■ Goal of the exercise
Print exactly the lines from the first one down to the line containing "1240, 90, 31]", both ends included, with no pictures and nothing else.

═══ Information provided ═══

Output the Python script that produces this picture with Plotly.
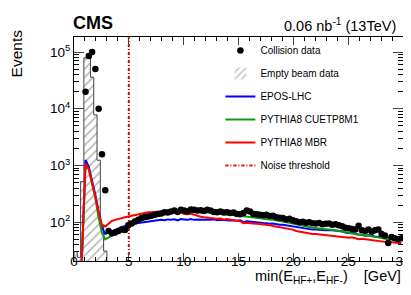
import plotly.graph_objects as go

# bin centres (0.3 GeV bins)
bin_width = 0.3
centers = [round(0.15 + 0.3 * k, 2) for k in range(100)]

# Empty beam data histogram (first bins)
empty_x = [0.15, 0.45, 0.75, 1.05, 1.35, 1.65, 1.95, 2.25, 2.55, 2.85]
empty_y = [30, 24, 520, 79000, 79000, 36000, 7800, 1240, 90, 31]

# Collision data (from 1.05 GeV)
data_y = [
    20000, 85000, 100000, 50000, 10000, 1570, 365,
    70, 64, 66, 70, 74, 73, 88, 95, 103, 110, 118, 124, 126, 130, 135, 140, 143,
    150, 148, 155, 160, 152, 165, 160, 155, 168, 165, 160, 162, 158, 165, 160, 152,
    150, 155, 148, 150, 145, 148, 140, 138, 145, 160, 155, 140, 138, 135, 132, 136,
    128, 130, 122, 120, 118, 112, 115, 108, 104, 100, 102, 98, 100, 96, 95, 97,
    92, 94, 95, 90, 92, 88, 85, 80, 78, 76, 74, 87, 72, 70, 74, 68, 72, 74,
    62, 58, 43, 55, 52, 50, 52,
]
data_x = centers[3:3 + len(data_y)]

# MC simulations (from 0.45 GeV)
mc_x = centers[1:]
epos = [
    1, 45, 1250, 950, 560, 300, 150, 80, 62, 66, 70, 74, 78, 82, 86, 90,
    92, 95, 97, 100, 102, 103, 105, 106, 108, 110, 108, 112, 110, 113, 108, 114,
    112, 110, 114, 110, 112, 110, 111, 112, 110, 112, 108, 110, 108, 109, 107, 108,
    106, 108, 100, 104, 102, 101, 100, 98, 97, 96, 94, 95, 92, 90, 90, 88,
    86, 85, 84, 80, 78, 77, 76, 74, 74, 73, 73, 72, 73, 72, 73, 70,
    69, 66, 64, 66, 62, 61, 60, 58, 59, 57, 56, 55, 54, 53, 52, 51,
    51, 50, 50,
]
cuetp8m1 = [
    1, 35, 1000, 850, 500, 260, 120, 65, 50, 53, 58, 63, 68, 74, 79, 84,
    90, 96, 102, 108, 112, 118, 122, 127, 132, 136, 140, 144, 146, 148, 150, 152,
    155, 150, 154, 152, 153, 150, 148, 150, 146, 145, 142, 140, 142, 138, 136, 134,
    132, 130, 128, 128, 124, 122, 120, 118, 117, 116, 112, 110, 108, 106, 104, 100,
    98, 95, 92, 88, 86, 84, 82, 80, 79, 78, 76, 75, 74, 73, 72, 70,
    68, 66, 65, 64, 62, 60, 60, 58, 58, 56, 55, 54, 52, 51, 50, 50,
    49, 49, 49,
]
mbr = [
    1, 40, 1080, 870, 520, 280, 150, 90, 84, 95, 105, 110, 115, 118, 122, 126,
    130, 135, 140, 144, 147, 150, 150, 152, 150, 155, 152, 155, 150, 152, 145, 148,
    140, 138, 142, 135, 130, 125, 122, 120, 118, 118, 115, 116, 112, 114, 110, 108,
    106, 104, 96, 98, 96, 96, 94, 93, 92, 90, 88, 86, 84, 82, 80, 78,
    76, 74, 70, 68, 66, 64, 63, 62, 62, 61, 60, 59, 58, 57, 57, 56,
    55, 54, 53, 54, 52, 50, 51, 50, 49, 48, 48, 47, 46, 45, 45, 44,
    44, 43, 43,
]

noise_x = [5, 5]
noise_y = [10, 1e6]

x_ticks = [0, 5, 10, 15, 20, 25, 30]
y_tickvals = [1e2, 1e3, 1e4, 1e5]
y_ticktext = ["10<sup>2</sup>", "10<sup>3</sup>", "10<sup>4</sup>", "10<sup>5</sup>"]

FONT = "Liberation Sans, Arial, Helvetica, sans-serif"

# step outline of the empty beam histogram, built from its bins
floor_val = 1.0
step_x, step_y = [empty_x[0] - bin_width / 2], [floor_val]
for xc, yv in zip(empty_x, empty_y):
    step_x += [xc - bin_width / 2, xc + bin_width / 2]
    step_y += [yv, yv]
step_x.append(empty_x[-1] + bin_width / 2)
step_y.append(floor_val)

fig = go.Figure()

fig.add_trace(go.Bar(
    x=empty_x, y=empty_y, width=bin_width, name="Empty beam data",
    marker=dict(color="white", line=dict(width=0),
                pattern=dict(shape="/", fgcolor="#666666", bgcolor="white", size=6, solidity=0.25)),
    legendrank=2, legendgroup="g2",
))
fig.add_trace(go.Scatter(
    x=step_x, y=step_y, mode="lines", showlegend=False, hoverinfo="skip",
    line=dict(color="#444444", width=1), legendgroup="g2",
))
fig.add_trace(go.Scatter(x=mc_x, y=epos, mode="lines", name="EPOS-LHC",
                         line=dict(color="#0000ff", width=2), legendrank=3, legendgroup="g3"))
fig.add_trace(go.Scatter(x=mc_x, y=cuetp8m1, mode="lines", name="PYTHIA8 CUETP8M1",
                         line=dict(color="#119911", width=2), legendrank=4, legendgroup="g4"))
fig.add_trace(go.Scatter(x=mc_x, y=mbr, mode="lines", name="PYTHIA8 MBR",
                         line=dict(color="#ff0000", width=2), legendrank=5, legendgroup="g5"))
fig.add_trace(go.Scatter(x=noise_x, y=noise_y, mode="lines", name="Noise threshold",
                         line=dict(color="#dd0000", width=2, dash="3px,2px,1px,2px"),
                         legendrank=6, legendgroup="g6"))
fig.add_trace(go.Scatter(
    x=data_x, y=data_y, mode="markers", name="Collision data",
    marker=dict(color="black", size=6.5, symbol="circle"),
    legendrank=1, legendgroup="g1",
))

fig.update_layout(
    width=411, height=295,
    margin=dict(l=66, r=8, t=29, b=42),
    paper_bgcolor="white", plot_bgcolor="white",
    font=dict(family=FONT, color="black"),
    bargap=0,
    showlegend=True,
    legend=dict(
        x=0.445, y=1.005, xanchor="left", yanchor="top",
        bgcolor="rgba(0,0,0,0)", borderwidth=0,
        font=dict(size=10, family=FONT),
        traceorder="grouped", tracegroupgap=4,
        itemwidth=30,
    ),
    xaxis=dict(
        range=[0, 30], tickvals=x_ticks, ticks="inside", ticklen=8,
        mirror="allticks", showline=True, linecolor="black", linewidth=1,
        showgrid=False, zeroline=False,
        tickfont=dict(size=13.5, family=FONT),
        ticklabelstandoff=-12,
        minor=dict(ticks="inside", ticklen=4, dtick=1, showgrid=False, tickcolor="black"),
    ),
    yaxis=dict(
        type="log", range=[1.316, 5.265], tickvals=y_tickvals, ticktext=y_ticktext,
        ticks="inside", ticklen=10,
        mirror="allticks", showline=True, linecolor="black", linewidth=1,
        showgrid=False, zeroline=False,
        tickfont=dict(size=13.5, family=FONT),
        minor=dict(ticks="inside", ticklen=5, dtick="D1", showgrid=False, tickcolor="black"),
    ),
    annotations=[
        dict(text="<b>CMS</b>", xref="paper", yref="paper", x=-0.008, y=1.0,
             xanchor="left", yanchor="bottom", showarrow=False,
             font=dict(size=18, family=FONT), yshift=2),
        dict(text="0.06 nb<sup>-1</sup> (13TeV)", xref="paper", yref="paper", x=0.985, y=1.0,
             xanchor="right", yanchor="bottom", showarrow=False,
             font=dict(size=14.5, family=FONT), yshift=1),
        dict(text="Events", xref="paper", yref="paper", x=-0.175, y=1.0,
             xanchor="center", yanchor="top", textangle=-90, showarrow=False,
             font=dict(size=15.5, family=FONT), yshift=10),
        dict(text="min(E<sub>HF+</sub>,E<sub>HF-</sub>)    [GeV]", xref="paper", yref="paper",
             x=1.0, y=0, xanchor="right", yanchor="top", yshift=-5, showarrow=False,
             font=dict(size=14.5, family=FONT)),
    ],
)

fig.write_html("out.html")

═══

■ The output
Output the Python script that produces this picture with Plotly.
import plotly.graph_objects as go

# bin centres (0.3 GeV bins)
bin_width = 0.3
centers = [round(0.15 + 0.3 * k, 2) for k in range(100)]

# Empty beam data histogram (first bins)
empty_x = [0.15, 0.45, 0.75, 1.05, 1.35, 1.65, 1.95, 2.25, 2.55, 2.85]
empty_y = [30, 24, 520, 79000, 79000, 36000, 7800, 1240, 90, 31]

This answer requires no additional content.